Tourné en quelques semaines entre deux Transformers pour un budget dérisoire de 20 millions de dollars, No pain no gain n’est pas pour autant un interlude récréatif pour Michael Bay. Il signe- là, au contraire, son meilleur opus que l’on serait presque tenté de qualifier de film d’auteur, toutes proportions gardées bien sûr, considérant la filmographie du bonhomme. Le réalisateur de Rock, d’Armageddon ou de Bad Boys est en effet haï par tout cinéphile se réclamant du bon goût, chose dont sont dépourvus tous ses films. Souvent vulgaires, dotés d’un montage épileptique qui interdit à tout plan d’exister plus longtemps qu’un clignement d’œil et d’une photo souvent hideuse, Michael Bay n’aime rien tant que de filmer des soldats au ralenti, des couchers de soleil, des explosions et le cul de Megan Fox. Il n’a aucune notion de durée, de cadre ou de direction d’acteur, le type est un grand gamin pas très finaud qui joue avec ses figurines Hasbro grandeur nature.

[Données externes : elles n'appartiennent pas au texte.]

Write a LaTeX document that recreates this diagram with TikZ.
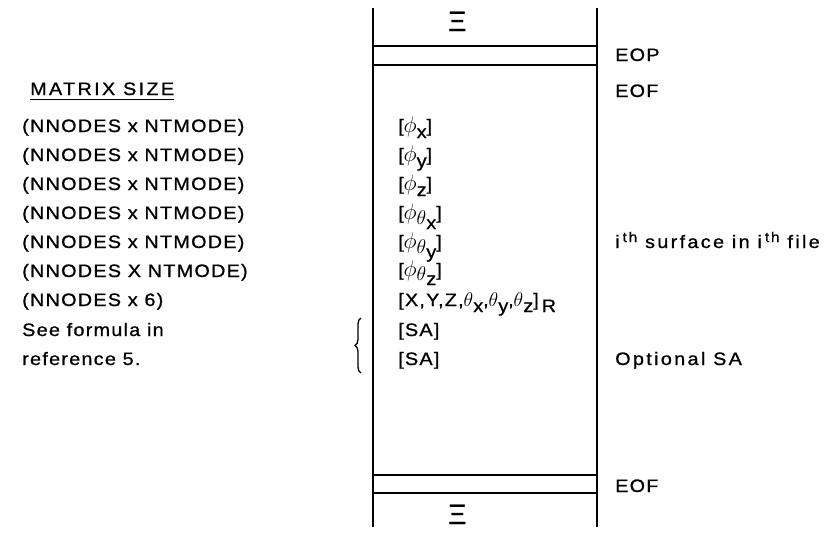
\documentclass[tikz,border=0pt]{standalone}
\usepackage{fontspec}
\setmainfont{Liberation Sans}[FakeStretch=1.1, LetterSpace=7, FakeBold=0.9]
\newfontfamily\xifont{Liberation Sans}[FakeBold=0.6]
\usetikzlibrary{decorations.pathreplacing}
\newcommand{\lo}[1]{\raisebox{-6pt}{#1}}
\newcommand{\hi}[1]{\raisebox{6pt}{\fontsize{14}{14}\selectfont #1}}
\newcommand{\bphi}{\scalebox{1.3}{$\phi$}}
\newcommand{\bth}{\scalebox{1.15}{$\theta$}}
\begin{document}
\begin{tikzpicture}[x=1pt,y=-1pt,
  txt/.style={anchor=base west, inner sep=0pt, font=\fontsize{18}{18}\selectfont},
  wide/.style={txt, font=\fontsize{18}{18}\selectfont\addfontfeature{LetterSpace=13}},
  xi/.style={anchor=base west, inner sep=0pt, font=\xifont\fontsize{28}{28}\selectfont},
  frame/.style={line width=1.6pt},
  bar/.style={line width=1.4pt}]
\useasboundingbox (0,0) rectangle (827,533);
% frame
\draw[frame] (373,8) -- (373,527);
\draw[frame] (597,8) -- (597,527);
\draw[bar] (373,46) -- (597,46);
\draw[bar] (373,65) -- (597,65);
\draw[bar] (373,475) -- (597,475);
\draw[bar] (373,493) -- (597,493);
\node[xi] (xitop) at (448,31) {Ξ};
\node[xi] (xibot) at (448,524) {Ξ};
% left column
\node[wide] (ms) at (30,95) {MATRIX SIZE};
\draw[line width=1.1pt] ([yshift=-4pt]ms.south west) -- ([yshift=-4pt]ms.south east);
\node[txt] (l1) at (22,132) {(NNODES x NTMODE)};
\node[txt] (l2) at (22,161) {(NNODES x NTMODE)};
\node[txt] (l3) at (22,190) {(NNODES x NTMODE)};
\node[txt] (l4) at (22,219) {(NNODES x NTMODE)};
\node[txt] (l5) at (22,248) {(NNODES x NTMODE)};
\node[txt] (l6) at (22,277) {(NNODES X NTMODE)};
\node[txt] (l7) at (22,306) {(NNODES x 6)};
\node[txt] (l8) at (22,336) {See formula in};
\node[txt] (l9) at (22,365) {reference 5.};
% brace
\coordinate (bb) at (361,373);
\coordinate (bt) at (361,318);
\draw[line width=1.3pt, decorate, decoration={brace, amplitude=6pt}] (bb) -- (bt);
% middle column
\node[txt] (m1) at (398,132) {[\bphi\lo{x}]};
\node[txt] (m2) at (398,161) {[\bphi\lo{y}]};
\node[txt] (m3) at (398,190) {[\bphi\lo{z}]};
\node[txt] (m4) at (398,219) {[\bphi\raisebox{-5pt}{\bth\raisebox{-5pt}{x}}]};
\node[txt] (m5) at (398,248) {[\bphi\raisebox{-5pt}{\bth\raisebox{-5pt}{y}}]};
\node[txt] (m6) at (398,276) {[\bphi\raisebox{-4pt}{\bth\raisebox{-5pt}{z}}]};
\node[txt] (m7) at (398,306) {[X,Y,Z,\bth\lo{x},\bth\lo{y},\bth\lo{z}]\,\lo{R}};
\node[txt] (m8) at (398,336) {[SA]};
\node[txt] (m9) at (398,365) {[SA]};
% right column
\node[txt] (eop) at (615,61) {EOP};
\node[txt] (eof1) at (615,97) {EOF};
\node[wide] (ith) at (615,248) {i\,\hi{th} surface in i\,\hi{th} file};
\node[wide] (osa) at (615,365) {Optional SA};
\node[txt] (eof2) at (615,492) {EOF};
\end{tikzpicture}
\end{document}
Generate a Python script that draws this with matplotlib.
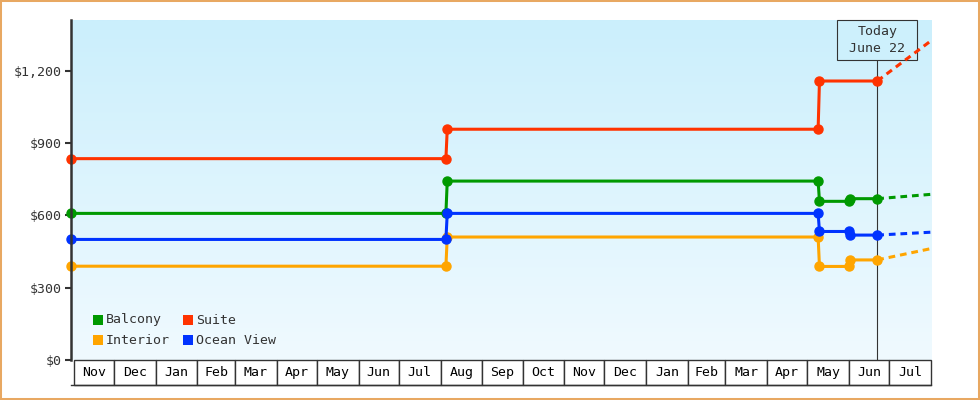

Si No pain no gain contient aussi sa dose de crétinerie, elle est ici totalement assumée. On n’a pas pitié de Mark Wahlberg ou Dwayne Johnson, alors que Ben Affleck faisait peine à voir dans Pearl Harbor ou Shia Labeouf dans Transformers. Ce sont bien les personnages du film qui sont navrants de bêtise et non pas les acteurs qui jouent a contrario sur le mode du second degré absurde. L’ex The Rock livre ainsi sa meilleure prestation depuis Southland Tales, toute en naïveté et en béatitude. Le scénario autorise cette forme de cabotinage. Basé sur un fait divers réel, il raconte comment à Miami, trois bodybuilders kidnappent un riche entrepreneur pour lui soutirer tous ses biens. Sauf que le trio tient plus de l’équipe de pieds nickelés que du véritable crime organisé. Michael Bay charge lourdement la barque en termes de caractérisation des personnages et d’improbabilité des situations, si bien qu’en cours de route, un panneau doit nous confirmer une nouvelle fois la véracité des faits.
Le film ne fait pas dans la dentelle et arrose tous azimuts les gays, les juifs, les blondes, les nains, les culturistes, le rêve américain, sans que l’on puisse pour autant l’accuser de glisser vers l’homophobie, l’antisémitisme ou la misogynie primaires. Michael Bay manifeste exceptionnellement un vrai sens du rythme et du découpage avec des scènes d’action pour une fois lisibles et un récit parfaitement cadencé. Il détourne ses propres codes de mise en scène pour les tourner en ridicule, comme le fameux slow motion walk d’Armageddon qui ne signifie plus ici l’héroïsme triomphant de Bruce Willis, mais bel et bien la bêtise sans borne des adeptes du fitness bas du front. On regrette d’autant plus le côté moraliste final, dont le film se serait bien passé, tout comme cette façon de citer Fargo ou Pulp Fiction, trop manifeste pour être tout à fait honnête. Mais même si Michael Bay n’a ni le sens de l’écriture, de l’observation et de la psychologie des frères Coen ou de Tarantino, il faut avouer qu’on en n’attendait pas tant de No pain no gain qui vieillira sans doute mal dans les esprits, mais dont l’impact immédiat est assez redoutable.